Game of 24, Creative Writing, and Mini Crosswords are used to empirically validate the efficacy of ToT over traditional CoT and IO methods.

Game of 24

A mathematical challenge demanding strategic equation formulation to achieve a target number exposed the ToT's capacity in problem-solving, drastically outperforming CoT prompting by securing a significant improvement in success rate to 74%.

Figure 2: ToT in a game of 24. The LM is prompted for (a) thought generation and (b) valuation.

Creative Writing

This task required generating coherent passages from random sentences. ToT successfully used strategic planning and self-assessment to produce more coherent narratives, as confirmed by both automated and human evaluations.

Figure 3: A step of deliberate search in a randomly picked Creative Writing task.

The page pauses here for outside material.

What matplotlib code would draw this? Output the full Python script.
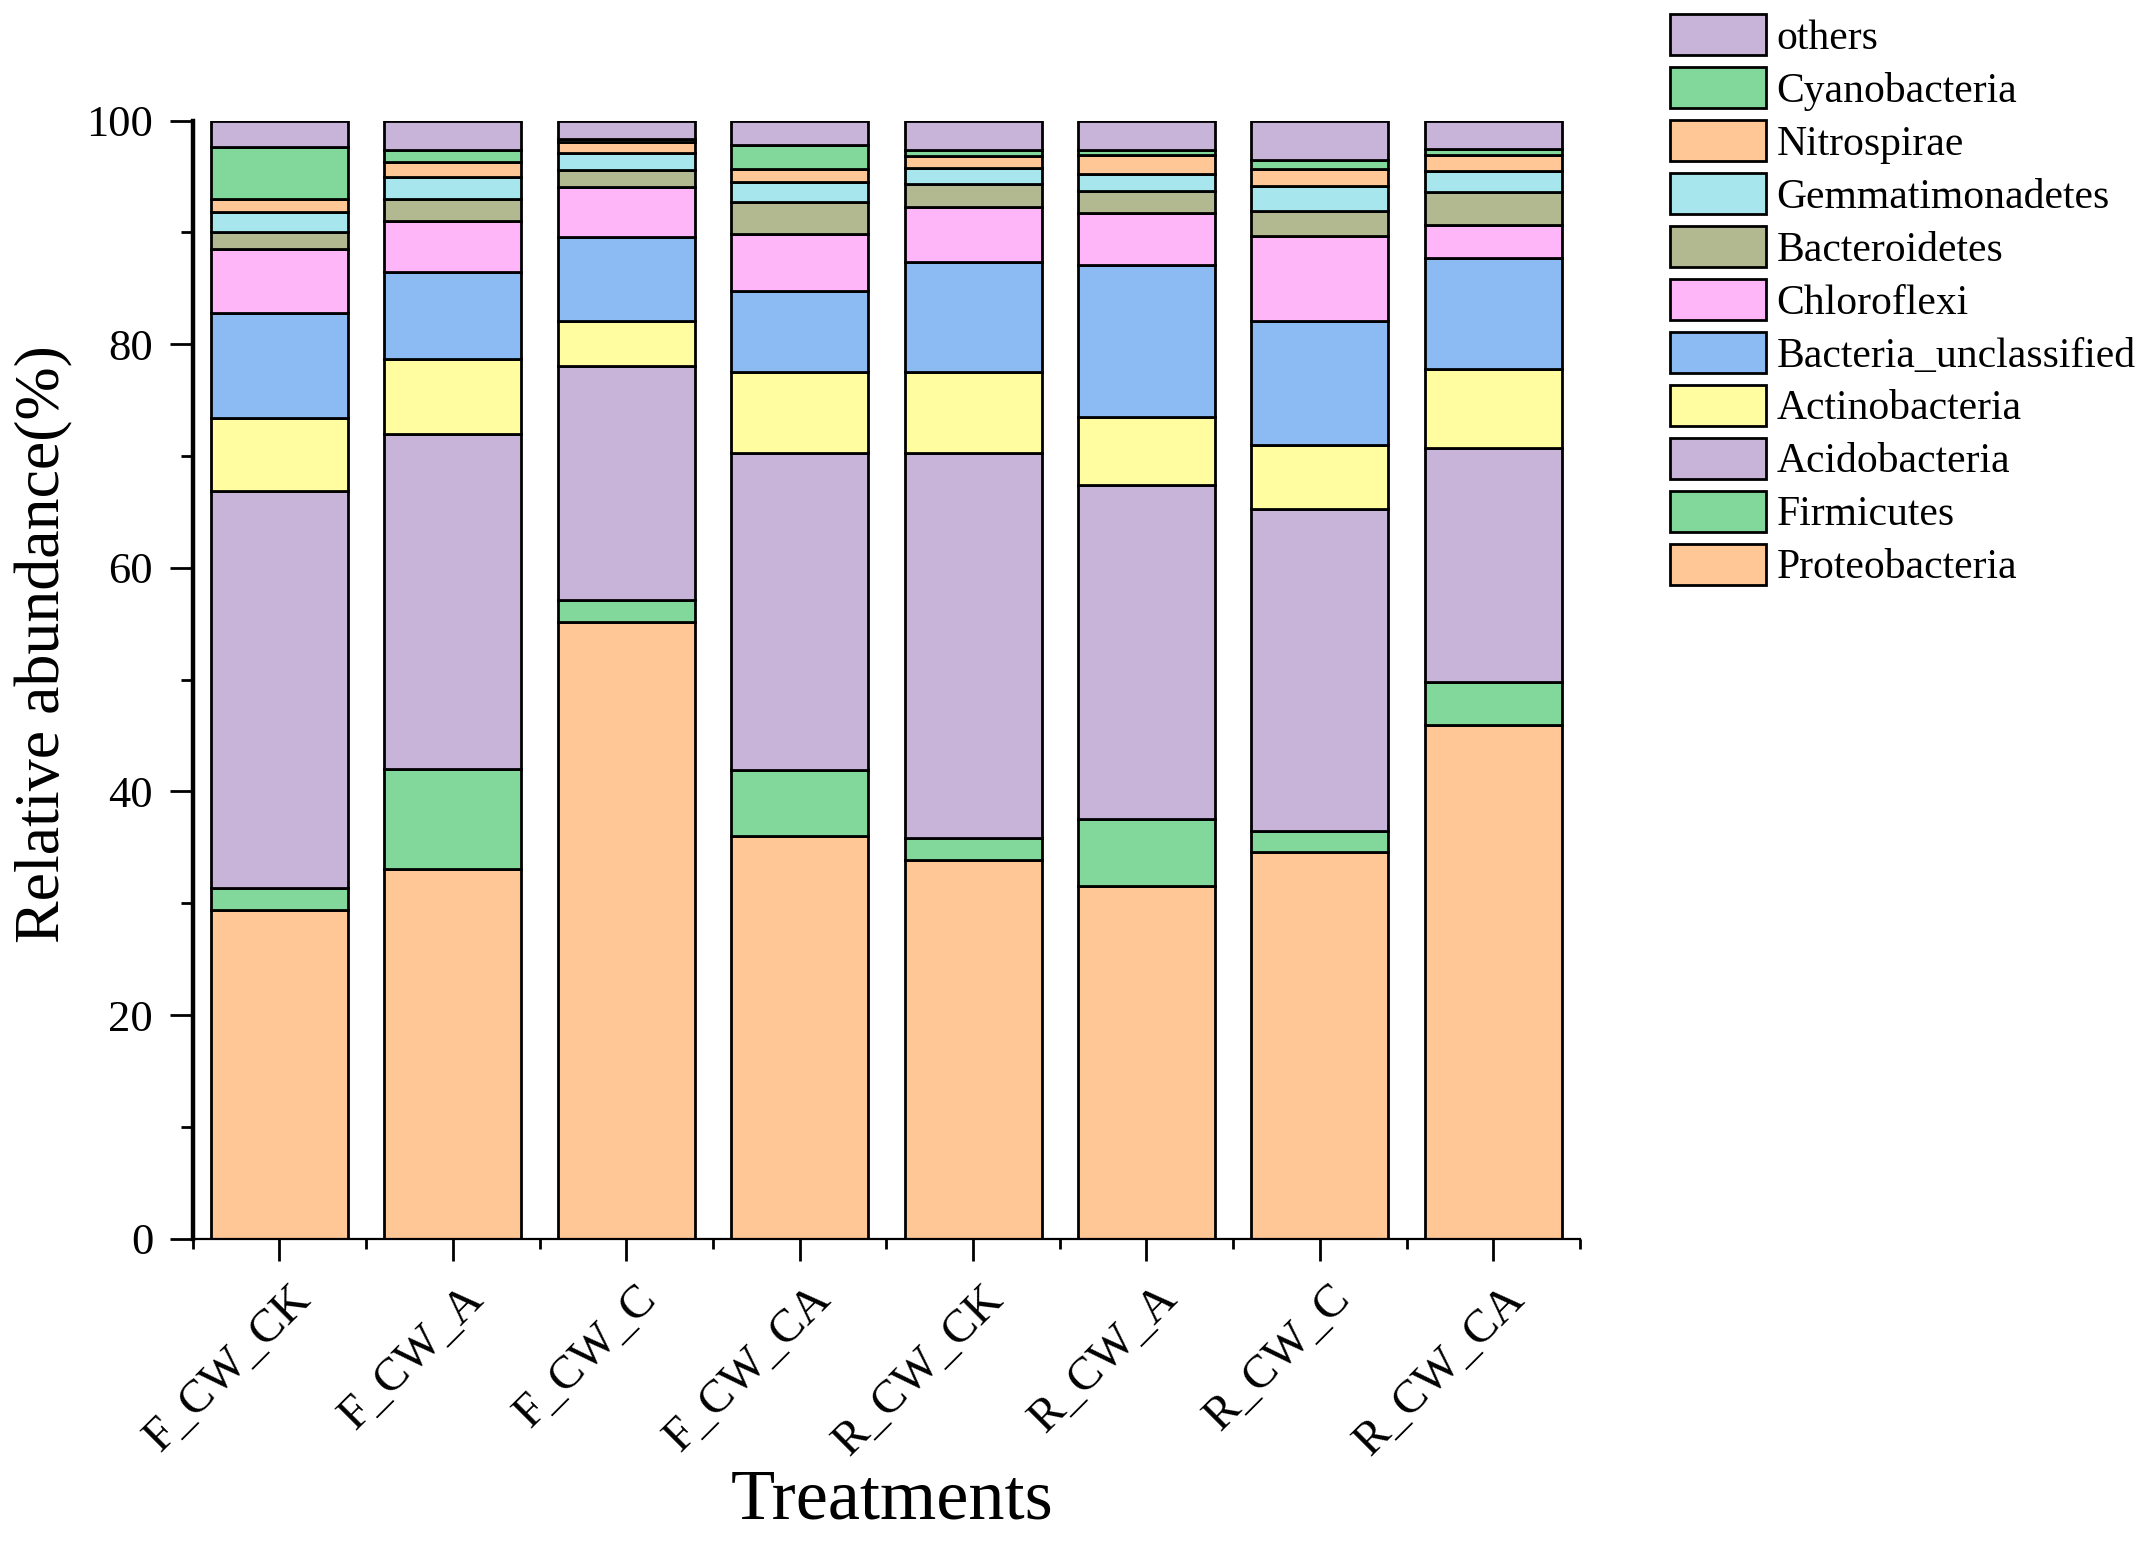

Given the input, the LM samples 5 different plans, then votes 5 times to decide which plan is best.

Mini Crosswords

ToT's DFS approach allowed backtracking and strategic thought censorship, achieving a word-level success rate of 60%, indicating its strength in tasks requiring systematic exploration through combinatorial problem spaces.

Figure 4: In Mini Crosswords, (a) how thoughts are proposed and aggregated in a priority queue for DFS, and (b) how a state is evaluated based on the possibility of filling in each remaining word clue, and pruned if any remaining clue is deemed not possible to fill by the LM.

Implications and Future Directions

The ToT framework's integration of classical AI problem-solving methods with modern LLMs potentially broadens their applicability to complex decision-making and real-world applications. While demonstrating advanced effectiveness on specific difficult tasks, the framework encourages future research in enhancing LLMs' deliberative capabilities, optimizing computational resource utilization, and even fine-tuning models for thought-specific processes. The modular nature of ToT also suggests potential extensions involving hybrid models that fuse different AI paradigms.

Conclusion

The Tree of Thoughts framework significantly extends the problem-solving capabilities of LLMs by incorporating deliberate reasoning and strategic exploration. As AI systems find increasing deployment in environments demanding complex reasoning and decision-making, frameworks like ToT are poised to play a crucial role in advancing the field.